FÓRUM: Como viu a decisão de Lula, de buscar a conciliação com militares evitando atos de governo em memória dos 60 anos do golpe? Isso não seria uma "tortura" para as vítimas e familiares?

Rogério Sottili: Recebemos com certa surpresa, mas sobretudo com tristeza. Para algumas vítimas e familiares, pode ser interpretada como uma forma de silenciar suas dores e de minimizar a gravidade dos crimes cometidos durante a Ditadura, pois, não se trata de remoer o passado, mas sim de respeitar direitos das vítimas e da sociedade e de garantir que nunca mais se repita, como na tentativa de golpe no 8 de janeiro de 2023.

Mas, mais importante do que promover atos ou qualquer evento de repúdio, nosso entendimento é de que o governo brasileiro deve cumprir suas obrigações de Estado, por exemplo a reinstalação da comissão especial sobre mortos e desaparecidos políticos e o cumprimento das recomendações que a Comissão Nacional da Verdades fez em seu relatório final. É papel do Estado brasileiro fazer cumprir a lei e também os pactos internacionais dos quais faz parte.
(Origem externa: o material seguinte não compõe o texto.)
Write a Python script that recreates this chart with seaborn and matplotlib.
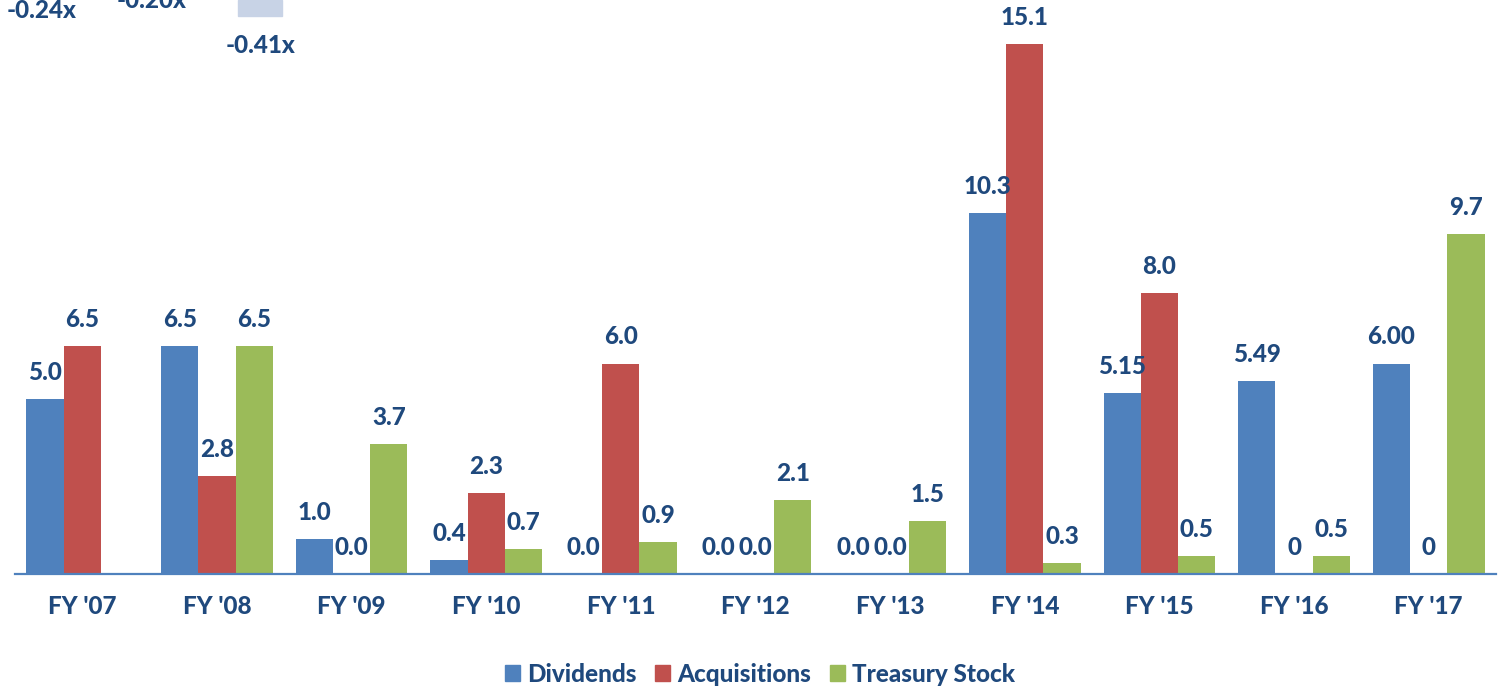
import matplotlib
matplotlib.use("Agg")
import matplotlib.pyplot as plt
import matplotlib.patches as mpatches
import numpy as np
import pandas as pd
import seaborn as sns

# Fiscal years and uses of cash ($ bn)
years = ["FY '07", "FY '08", "FY '09", "FY '10", "FY '11", "FY '12",
         "FY '13", "FY '14", "FY '15", "FY '16", "FY '17"]
series = ["Dividends", "Acquisitions", "Treasury Stock"]

dividends = [5.0, 6.5, 1.0, 0.4, 0.0, 0.0, 0.0, 10.3, 5.15, 5.49, 6.00]
acquisitions = [6.5, 2.8, 0.0, 2.3, 6.0, 0.0, 0.0, 15.1, 8.0, 0.0, 0.0]
treasury = [0.0, 6.5, 3.7, 0.7, 0.9, 2.1, 1.5, 0.3, 0.5, 0.5, 9.7]

dividend_labels = ["5.0", "6.5", "1.0", "0.4", "0.0", "0.0", "0.0", "10.3", "5.15", "5.49", "6.00"]
acquisition_labels = ["6.5", "2.8", "0.0", "2.3", "6.0", "0.0", "0.0", "15.1", "8.0", "0", "0"]
treasury_labels = ["", "6.5", "3.7", "0.7", "0.9", "2.1", "1.5", "0.3", "0.5", "0.5", "9.7"]

# Multiples shown along the top edge
multiple_labels = ["-0.24x", "-0.20x", "-0.41x"]

colors = ["#4F81BD", "#C0504D", "#9BBB59"]
text_color = "#1F497D"
WEIGHT = 900
FS = 17.5

df = pd.DataFrame({
    "year": years * 3,
    "series": np.repeat(series, len(years)),
    "value": dividends + acquisitions + treasury,
})

sns.set_theme(style="white")
plt.rcParams["font.family"] = ["Lato", "DejaVu Sans"]
plt.rcParams["font.weight"] = WEIGHT

W, H = 1509, 689
fig = plt.figure(figsize=(W / 100, H / 100), dpi=100)
ax = fig.add_axes([15 / W, (H - 574) / H, 1481 / W, 574 / H])

sns.barplot(data=df, x="year", y="value", hue="series", order=years,
            hue_order=series, palette=colors, width=0.83, gap=0,
            saturation=1, linewidth=0, legend=False, ax=ax)

ax.set_xlim(-0.5, 10.5)
ax.set_ylim(0, 574 / 35.08)

for container, labels in zip(ax.containers, [dividend_labels, acquisition_labels, treasury_labels]):
    for bar, lab in zip(container, labels):
        if not lab:
            continue
        ax.annotate(lab, (bar.get_x() + bar.get_width() / 2, bar.get_height()),
                    xytext=(0, 13.7), textcoords="offset points",
                    ha="center", va="baseline", fontsize=FS,
                    fontweight=WEIGHT, color=text_color)

for side in ["left", "right", "top"]:
    ax.spines[side].set_visible(False)
ax.spines["bottom"].set_color("#4F81BD")
ax.spines["bottom"].set_linewidth(1.6)
ax.set_yticks([])
ax.set_xlabel("")
ax.set_ylabel("")
ax.tick_params(axis="x", length=0, pad=15, labelsize=FS, labelcolor=text_color)
for t in ax.get_xticklabels():
    t.set_fontweight(WEIGHT)

handles = [mpatches.Patch(color=c, label=s) for c, s in zip(colors, series)]
leg = fig.legend(handles=handles, loc="center", bbox_to_anchor=(760 / W, 1 - 674 / H),
                 ncol=3, frameon=False, fontsize=FS, handlelength=0.62,
                 handleheight=0.62, handletextpad=0.29, columnspacing=0.78)
for t in leg.get_texts():
    t.set_color(text_color)
    t.set_fontweight(WEIGHT)

# Multiples strip at the top edge
fig.text(7 / W, 1 - 18 / H, multiple_labels[0], fontsize=FS, fontweight=WEIGHT,
         color=text_color, ha="left", va="baseline")
fig.text(117 / W, 1 - 8 / H, multiple_labels[1], fontsize=FS, fontweight=WEIGHT,
         color=text_color, ha="left", va="baseline")
fig.patches.append(mpatches.Rectangle((238 / W, 1 - 16 / H), 44 / W, 16 / H,
                                      transform=fig.transFigure, color="#C8D3E6"))
fig.text(226 / W, 1 - 53 / H, multiple_labels[2], fontsize=FS, fontweight=WEIGHT,
         color=text_color, ha="left", va="baseline")

fig.savefig("out.png", dpi=100)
Promover políticas públicas eficazes que consolidam a democracia em nosso país é o que deve ser feito e o que consequentemente esperamos.

FÓRUM: Fique à vontade para fazer as colocações complementares que ache necessário.

Rogério Sottili: É importante, nesse marco de 60 anos do Golpe, destacarmos e defendermos a importância vital da memória, da verdade e da justiça para a consolidação da democracia no Brasil. A atuação incansável do Instituto Vladimir Herzog e de outras organizações e movimentos que lutam pelos direitos humanos e pela democracia é essencial para garantir que os horrores do passado não se repitam. A cobrança por políticas públicas de reparação, a defesa da liberdade de imprensa e a educação em direitos humanos são pilares fundamentais nessa jornada rumo a um futuro mais justo e igualitário para todos os brasileiros. É papel de todos nós a defesa da democracia e o não esquecimento do passado.